For the cheese sauce

  • 1 tablespoon olive oil
  • 1/2 of a medium yellow onion, chopped
  • 1 medium sweet potato, peeled and diced into 1/2'' cubes
  • 2 1/2 cups water, divided
  • 3/4 cup raw cashews
  • 1/2 cup nutritional yeast
  • 1 teaspoon apple cider vinegar
  • 1 teaspoon mustard powder
  • 1/2 teaspoon garlic powder
  • 1/2 teaspoon onion powder
  • 1/2 teaspoon salt, plus more to taste
  • pinch of pepper

For the broccoli and cauliflower rice

  • 1 tablespoon olive oil
  • 1 clove garlic, minced
  • 1 medium broccoli crown, cut into small florets
  • 1 (12 ounce) package cauliflower rice*
  • 1/4 teaspoon salt
  • 1/4 teaspoon pepper

Instructions

  1. Begin by making the cheese sauce. Heat the olive oil in a large nonstick skillet over medium-high heat. Add the onion along with a couple pinches of salt and pepper and sauté for 2-3 minutes, stirring frequently. Add the sweet potato, 2 1/4 cups of the water, and cashews and bring to a boil. Once boiling, reduce heat slightly and simmer for 12-15 minutes, or until sweet potato is tender.

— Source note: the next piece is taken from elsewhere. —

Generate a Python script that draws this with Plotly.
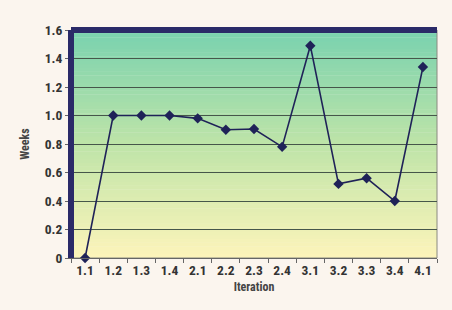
import plotly.graph_objects as go

iterations = ["1.1", "1.2", "1.3", "1.4", "2.1", "2.2", "2.3", "2.4", "3.1", "3.2", "3.3", "3.4", "4.1"]
weeks = [0.0, 1.0, 1.0, 1.0, 0.98, 0.90, 0.905, 0.78, 1.49, 0.52, 0.56, 0.40, 1.34]
y_ticks = [0, 0.2, 0.4, 0.6, 0.8, 1.0, 1.2, 1.4, 1.6]
y_tick_labels = ["0", "0.2", "0.4", "0.6", "0.8", "1.0", "1.2", "1.4", "1.6"]

FONT = "Liberation Sans Narrow, Roboto Condensed, Arial Narrow, Liberation Sans, Arial"

# vertical gradient: green (top) -> yellow (bottom)
top = (122, 210, 175)
mid = (190, 228, 168)
bot = (252, 244, 186)
def lerp(a, b, t):
    return tuple(int(round(a[i] + (b[i] - a[i]) * t)) for i in range(3))

shapes = []
n = 60
for i in range(n):
    t = i / (n - 1)  # 0 at bottom
    if t < 0.5:
        c = lerp(bot, mid, t / 0.5)
    else:
        c = lerp(mid, top, (t - 0.5) / 0.5)
    shapes.append(dict(type="rect", xref="x domain", yref="y domain",
                       x0=0, x1=1, y0=i / n, y1=(i + 1) / n + 0.002,
                       fillcolor="rgb(%d,%d,%d)" % c, line=dict(width=0),
                       layer="below"))
# plot area border
shapes.append(dict(type="rect", xref="x domain", yref="y domain", x0=0, x1=1, y0=0, y1=1,
                   line=dict(color="#8a8a80", width=1), layer="below"))
# navy frame (left and top)
shapes.append(dict(type="line", xref="paper", yref="paper", x0=0, x1=0, y0=0, y1=1,
                   line=dict(color="#2a2a68", width=6)))
shapes.append(dict(type="line", xref="paper", yref="paper", x0=0, x1=1, y0=1, y1=1,
                   line=dict(color="#2a2a68", width=6)))

fig = go.Figure()
fig.add_trace(go.Scatter(
    x=iterations, y=weeks, mode="lines+markers",
    line=dict(color="#1f2258", width=1.6),
    marker=dict(symbol="diamond", size=8, color="#1f2258"),
    cliponaxis=False, showlegend=False))

fig.update_layout(
    width=452, height=310,
    margin=dict(l=71, r=15, t=30, b=52, pad=0),
    paper_bgcolor="#fbf5ee",
    plot_bgcolor="rgba(0,0,0,0)",
    shapes=shapes,
    font=dict(family=FONT, color="#333333"),
)
fig.update_xaxes(
    type="category", tickson="boundaries", ticks="outside", ticklen=4,
    tickcolor="#666666", showgrid=False, showline=True, linecolor="#666666",
    tickfont=dict(family=FONT, size=13.5, color="#333333", weight="bold"),
    title=dict(text="Iteration", font=dict(family=FONT, size=12, color="#444444", weight="bold"), standoff=5),
    range=[-0.5, len(iterations) - 0.5], fixedrange=True,
)
fig.update_yaxes(
    range=[0, 1.6], tickvals=y_ticks, ticktext=y_tick_labels,
    ticks="outside", ticklen=5, tickcolor="#666666",
    showgrid=True, gridcolor="#46564a", gridwidth=1.2,
    showline=True, linecolor="#666666", zeroline=False,
    tickfont=dict(family=FONT, size=13.5, color="#333333", weight="bold"),
    title=dict(text="Weeks", font=dict(family=FONT, size=12, color="#444444", weight="bold"), standoff=12),
    fixedrange=True,
)

fig.write_html("out.html")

  2. Let mixture cool for a minute, then transfer to a high-powered blender. Add the remaining 1/4 cup water, nutritional yeast, apple cider vinegar, mustard powder, garlic powder, onion powder, salt, and pepper. Blend until super smooth and creamy. Season to taste with additional salt and pepper if desired. Set aside.

  3. For the broccoli and cauliflower rice, heat the olive oil in a large nonstick skillet over medium-high heat (you can use the same skillet - just wipe it out!). Add the garlic and sauté for 30 seconds or until fragrant. Add the broccoli and sauté for 2-3 minutes until bright green and starting to become tender. Add the cauliflower rice, salt, and pepper, and sauté for another minute or two until heated through. Add desired amount of cheese sauce (you will likely have a little left over), and stir to combine. Season to taste with additional salt and pepper if desired and serve!

Recipe Notes

*I use a package of frozen cauliflower rice for this recipe, but you can certainly make your own, or buy riced cauliflower fresh from the produce section. Any cauli rice will work!
*For a nut free version, substitute the 3/4 cup cashews for 1/2 cup roasted, salted sunflower seeds.